Long-term eustatic cyclicity in the Paleogene: a critical assessment

Abstract

Global sea level has changed cyclically throughout Earth's history due to a variety of mechanisms that operate on a variety of timescales. Here we attempt to place constraints on the “actual” number of sea-level cycles that can be interpreted directly from the eustatic reconstructions. We apply an interpretative algorithm to Paleogene sea level records and identify three orders of eustatic cycles longer than 1 Ma. However, the three-ordered cyclicity might not represent cycles of global eustatic change. First, only cycles of the highest of the established orders (with a timescale of 10 s of Ma) are coherent among different sea-level records. Second, the interpreted cycles are not supported by the compilation of the regional maximum flooding surfaces. Third, climatic history alone cannot explain the eustatic changes. Fourth, the interpreted cyclicity differs significantly from what is known about the tectonic control of eustasy.
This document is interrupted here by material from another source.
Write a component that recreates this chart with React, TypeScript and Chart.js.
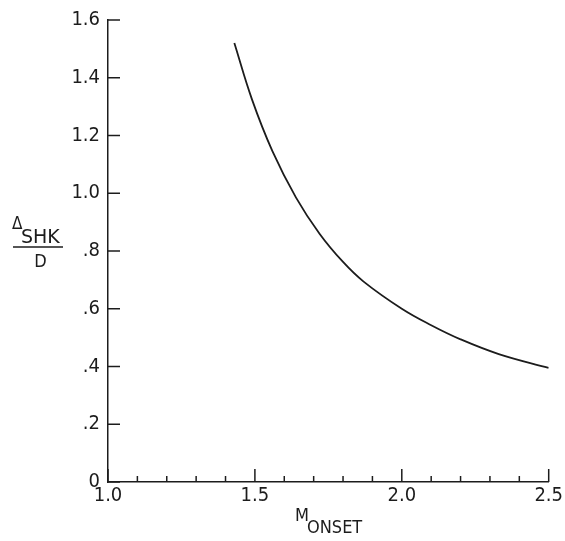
import React, { useEffect, useRef } from "react";
import { Chart, registerables } from "chart.js";

Chart.register(...registerables);

// Data
const mOnset = [1.43, 1.49, 1.56, 1.64, 1.72, 1.8, 1.87, 2.0, 2.1, 2.2, 2.33, 2.5];
const deltaShkOverD = [1.52, 1.325, 1.145, 0.985, 0.86, 0.762, 0.694, 0.6, 0.543, 0.494, 0.443, 0.395];

const xTickLabels = ["1.0", "1.5", "2.0", "2.5"];
const yTickLabels = ["0", ".2", ".4", ".6", ".8", "1.0", "1.2", "1.4", "1.6"];

const INK = "#1c1c1c";
const FONT = "'DejaVu Sans Condensed', 'Liberation Sans Narrow', 'DejaVu Sans', sans-serif";
const FONT_WIDE = "'DejaVu Sans', sans-serif";

const isMajorX = (v: number) => Math.abs(v * 2 - Math.round(v * 2)) < 1e-6;

const decorPlugin = {
  id: "decor",
  afterDraw(chart: any) {
    const ctx = chart.ctx;
    const xs = chart.scales.x;
    const ys = chart.scales.y;
    const area = chart.chartArea;
    ctx.save();
    ctx.strokeStyle = INK;
    ctx.lineWidth = 1.5;
    // y ticks, drawn inward
    ys.ticks.forEach((t: any) => {
      const py = ys.getPixelForValue(t.value);
      ctx.beginPath();
      ctx.moveTo(area.left, py);
      ctx.lineTo(area.left + 12, py);
      ctx.stroke();
    });
    // x ticks, drawn inward
    xs.ticks.forEach((t: any) => {
      const px = xs.getPixelForValue(t.value);
      const len = isMajorX(t.value) ? 13 : 6;
      ctx.beginPath();
      ctx.moveTo(px, area.bottom);
      ctx.lineTo(px, area.bottom - len);
      ctx.stroke();
    });

    ctx.fillStyle = INK;
    ctx.textBaseline = "alphabetic";
    ctx.textAlign = "left";
    // y axis title: Δ_SHK / D
    ctx.font = `17px ${FONT}`;
    ctx.fillText("Δ", 12, 229);
    ctx.font = `19px ${FONT_WIDE}`;
    ctx.fillText("SHK", 21, 243);
    ctx.lineWidth = 1.3;
    ctx.beginPath();
    ctx.moveTo(13, 247);
    ctx.lineTo(63, 247);
    ctx.stroke();
    ctx.textAlign = "center";
    ctx.font = `18px ${FONT}`;
    ctx.fillText("D", 40.5, 267);
    // x axis title: M_ONSET
    ctx.textAlign = "left";
    ctx.fillText("M", 295, 521);
    ctx.fillText("ONSET", 307, 533);
    ctx.restore();
  },
};

export default function App() {
  const canvasRef = useRef<HTMLCanvasElement | null>(null);

  useEffect(() => {
    if (!canvasRef.current) return;
    const points = mOnset.map((x, i) => ({ x, y: deltaShkOverD[i] }));
    const chart = new Chart(canvasRef.current, {
      type: "line",
      data: {
        datasets: [
          {
            data: points,
            borderColor: INK,
            borderWidth: 1.8,
            pointRadius: 0,
            fill: false,
            tension: 0.4,
          },
        ],
      },
      options: {
        animation: false,
        responsive: false,
        maintainAspectRatio: false,
        layout: { padding: { top: 16, right: 16, left: 0, bottom: 0 } },
        plugins: { legend: { display: false }, tooltip: { enabled: false } },
        scales: {
          x: {
            type: "linear",
            min: 1.0,
            max: 2.5,
            afterFit: (s: any) => {
              s.height = 59;
            },
            grid: { display: false, drawTicks: false },
            border: { display: true, color: INK, width: 1.5 },
            ticks: {
              stepSize: 0.1,
              autoSkip: false,
              maxRotation: 0,
              padding: 2,
              color: INK,
              font: { family: FONT, size: 20 },
              callback: (v: any, i: number) => (isMajorX(Number(v)) ? xTickLabels[Math.round(i / 5)] : ""),
            },
          },
          y: {
            type: "linear",
            min: 0,
            max: 1.6,
            afterFit: (s: any) => {
              s.width = 108;
            },
            grid: { display: false, drawTicks: false },
            border: { display: true, color: INK, width: 1.5 },
            ticks: {
              stepSize: 0.2,
              autoSkip: false,
              padding: 8,
              color: INK,
              font: { family: FONT, size: 20 },
              callback: (_v: any, i: number) => yTickLabels[i],
            },
          },
        },
      },
      plugins: [decorPlugin],
    });
    return () => chart.destroy();
  }, []);

  return (
    <div style={{ position: "fixed", left: 0, top: 0, width: 565, height: 541, background: "#fff" }}>
      <canvas ref={canvasRef} width={565} height={541} style={{ display: "block" }} />
    </div>
  );
}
Fifth, there may be other orders higher than those established. The problem is rooted in (1) the fact that eustatic curves might not necessarily reflect global events (e.g., fluctuations shown on these curves may be artifacts related to regional tectonic activity) and (2) the possible weakness of Paleogene (especially Eocene) eustatic cyclicity and its significant “overprint” by regional tectonic activity. Our attempted analysis claims for significant improvement of the available eustatic reconstructions. Unfortunately, the regional stratigraphical data remain still insufficient to develop any alternative eustatic curve that can be further interpreted to understand the number of “actual” cycle orders.